I have been interested in that too. I have tried every combination of searches, either by sales by popularity, 10 best import, 10 best Domestic etc. etc.

The Best guess (And I was very surprised about some numbers) and totally unofficial list that I compiled is a survey by "Owners" and their feed back.

Kubota - 6221
J.Deere - 2220
NH - 1997
PwrTrak - 1085
Kioti - 744
Mahindra - 501
Chinese - 487
MF - 392
Cub 331
Other - 348 Zetor-Century-Branson

This unofficial tally is from 16,000+ registered owners over 4 years, and excludes owners of Grey Market, Garden Tractors and Vintage tractors. 

The list also indicates about 95% positive ownership and 5% negative.
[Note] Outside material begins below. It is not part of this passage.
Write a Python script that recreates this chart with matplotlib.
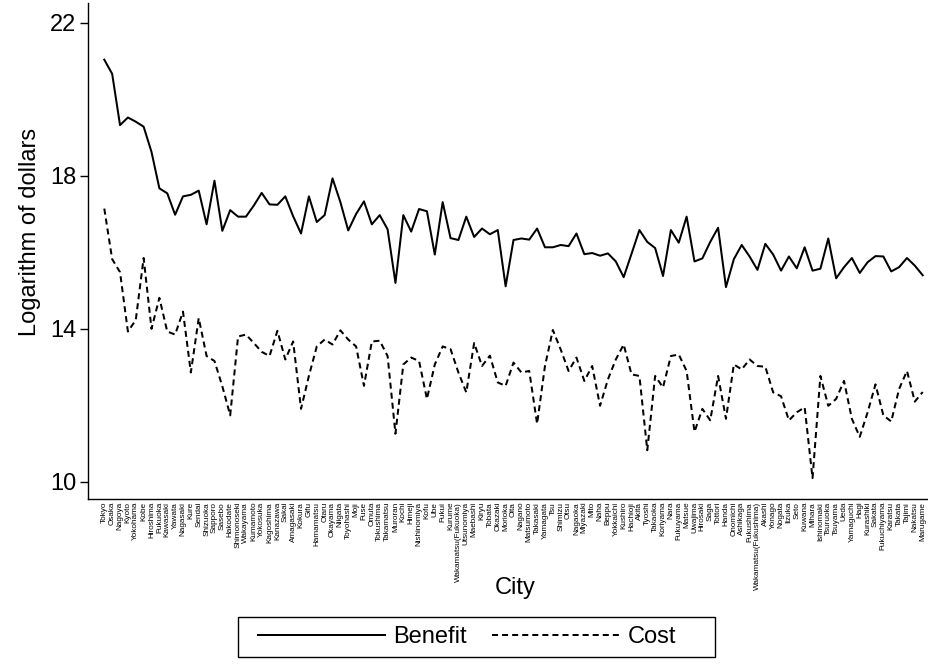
import numpy as np
import matplotlib
matplotlib.use("Agg")
import matplotlib.pyplot as plt
from matplotlib.patches import Rectangle

plt.rcParams['font.family'] = ['Liberation Sans', 'DejaVu Sans']

cities = [
    "Tokyo", "Osaka", "Nagoya", "Kyoto", "Yokohama", "Kobe", "Hiroshima", "Fukuoka",
    "Kawasaki", "Yawata", "Nagasaki", "Kure", "Sendai", "Shizuoka", "Sapporo", "Sasebo",
    "Hakodate", "Shimonoseki", "Wakayama", "Kumamoto", "Yokosuka", "Kagoshima", "Kanazawa",
    "Sakai", "Amagasaki", "Kokura", "Gifu", "Hamamatsu", "Otaru", "Okayama", "Niigata",
    "Toyohashi", "Moji", "Fuse", "Omuta", "Tokushima", "Takamatsu", "Muroran", "Kochi",
    "Himeji", "Nishinomiya", "Kofu", "Ube", "Fukui", "Kurume", "Wakamatsu(Fukuoka)",
    "Utsunomiya", "Maebashi", "Kiryu", "Tobata", "Okazaki", "Morioka", "Oita", "Nagano",
    "Matsumoto", "Takasaki", "Yamagata", "Tsu", "Shimizu", "Otsu", "Nagaoka", "Miyazaki",
    "Mito", "Naha", "Beppu", "Yokkaichi", "Kushiro", "Hachioji", "Akita", "Tyoshi",
    "Takaoka", "Koriyama", "Nara", "Fukuyama", "Matsue", "Uwajima", "Hirosaki", "Saga",
    "Tottori", "Handa", "Onomichi", "Ashikaga", "Fukushima", "Wakamatsu(Fukushima)",
    "Akashi", "Yonago", "Nogata", "Iizuka", "Seto", "Kuwana", "Mihara", "Ishinomaki",
    "Tsuruoka", "Tsuyama", "Ueda", "Yamaguchi", "Hagi", "Kurashiki", "Sakata",
    "Fukuchiyama", "Karatsu", "Takata", "Tajimi", "Nakatsu", "Marugame",
]

benefit = [
    21.03, 20.66, 19.32, 19.52, 19.41, 19.28, 18.62, 17.67, 17.54, 16.98, 17.46, 17.50,
    17.61, 16.73, 17.87, 16.56, 17.10, 16.93, 16.93, 17.22, 17.55, 17.25, 17.24, 17.46,
    16.94, 16.49, 17.46, 16.79, 16.97, 17.93, 17.31, 16.57, 17.00, 17.33, 16.73, 16.97,
    16.60, 15.20, 16.97, 16.54, 17.13, 17.07, 15.94, 17.31, 16.37, 16.32, 16.93, 16.40,
    16.62, 16.47, 16.58, 15.11, 16.32, 16.36, 16.33, 16.62, 16.13, 16.13, 16.19, 16.16,
    16.49, 15.95, 15.98, 15.91, 15.97, 15.76, 15.35, 15.96, 16.58, 16.27, 16.11, 15.38,
    16.58, 16.25, 16.93, 15.76, 15.84, 16.27, 16.64, 15.09, 15.82, 16.19, 15.89, 15.54,
    16.22, 15.94, 15.52, 15.89, 15.58, 16.13, 15.52, 15.57, 16.36, 15.32, 15.61, 15.85,
    15.46, 15.74, 15.90, 15.89, 15.50, 15.61, 15.85, 15.65, 15.40,
]

cost = [
    17.14, 15.82, 15.48, 13.93, 14.23, 15.85, 14.00, 14.81, 13.93, 13.85, 14.45, 12.86,
    14.28, 13.29, 13.16, 12.50, 11.74, 13.80, 13.85, 13.63, 13.40, 13.29, 13.95, 13.20,
    13.67, 11.91, 12.77, 13.54, 13.72, 13.59, 13.96, 13.72, 13.54, 12.51, 13.67, 13.69,
    13.29, 11.26, 13.07, 13.25, 13.16, 12.17, 13.07, 13.54, 13.47, 12.86, 12.34, 13.63,
    13.03, 13.30, 12.60, 12.51, 13.12, 12.86, 12.90, 11.52, 13.03, 13.97, 13.46, 12.90,
    13.25, 12.64, 13.03, 11.99, 12.68, 13.20, 13.59, 12.81, 12.77, 10.83, 12.77, 12.47,
    13.29, 13.33, 12.90, 11.31, 11.91, 11.61, 12.77, 11.65, 13.07, 12.94, 13.20, 13.03,
    13.01, 12.34, 12.24, 11.61, 11.82, 11.95, 10.10, 12.77, 11.99, 12.17, 12.64, 11.65,
    11.18, 11.82, 12.55, 11.74, 11.58, 12.43, 12.90, 12.10, 12.35,
]

y_ticks = [10, 14, 18, 22]

W, H = 929, 664
fig = plt.figure(figsize=(W / 100, H / 100), dpi=100)
ax = fig.add_axes([88 / W, 1 - 499 / H, 1 - 88 / W, (499 - 3) / H])

x = np.arange(len(cities))
ax.plot(x, benefit, color="black", lw=1.45, label="Benefit")
ax.plot(x, cost, color="black", lw=1.45, linestyle=(0, (3, 2)), label="Cost")

ax.set_xlim(-2.07, 104.8)
ax.set_ylim(9.556, 22.51)

ax.set_yticks(y_ticks)
ax.set_yticklabels([str(t) for t in y_ticks], fontsize=17)
ax.tick_params(axis="y", length=6, width=1, pad=2.5)

ax.set_xticks(x)
ax.set_xticklabels(cities, rotation=90, fontsize=5.9)
ax.tick_params(axis="x", length=0, pad=2)

for side in ["top", "right"]:
    ax.spines[side].set_visible(False)
for side in ["left", "bottom"]:
    ax.spines[side].set_linewidth(1.0)

fig.text(30 / W, 1 - 232 / H, "Logarithm of dollars", rotation=90,
         ha="center", va="center", fontsize=17)
fig.text(515 / W, 1 - 588 / H, "City", ha="center", va="center", fontsize=17)

# legend: entries without frame, box drawn separately
fig.legend(loc="center", bbox_to_anchor=(467 / W, 1 - 637 / H), ncol=2,
           fontsize=17, handlelength=5.4, handletextpad=0.35, columnspacing=1.05,
           frameon=False)
fig.patches.append(Rectangle((238 / W, 1 - 657 / H), 477 / W, 40 / H,
                             transform=fig.transFigure, fill=False,
                             edgecolor="black", linewidth=1.0))

fig.savefig("out.png", dpi=100)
I invite anyone (please) with better, or more accurate information to revise this list...as it is not really good enough to make the assumption of a true guideline to purchase a tractor. 

Regards, Mark


----------



## Durwood (Sep 16, 2003)

How old is that Survey Mark? I would think that a survey of just the last 2 years would show a big percentage jump for Kioti and Mahindra. I used to suscribe to Consumer Reports and they kept sending me surveys on different things, but i never did fill one out. I wonder if C.C. has ever done a story on the Small tractors? I would like to see it if they did.


----------



## mark777 (Jul 23, 2004)

Durwood, 

Too old really. Something in my file cabenet from 9/02. Kind of a general reference for owners who participated in a survey by vote that gave feed back on their purchase. 

You know....junk mail.

Mark


----------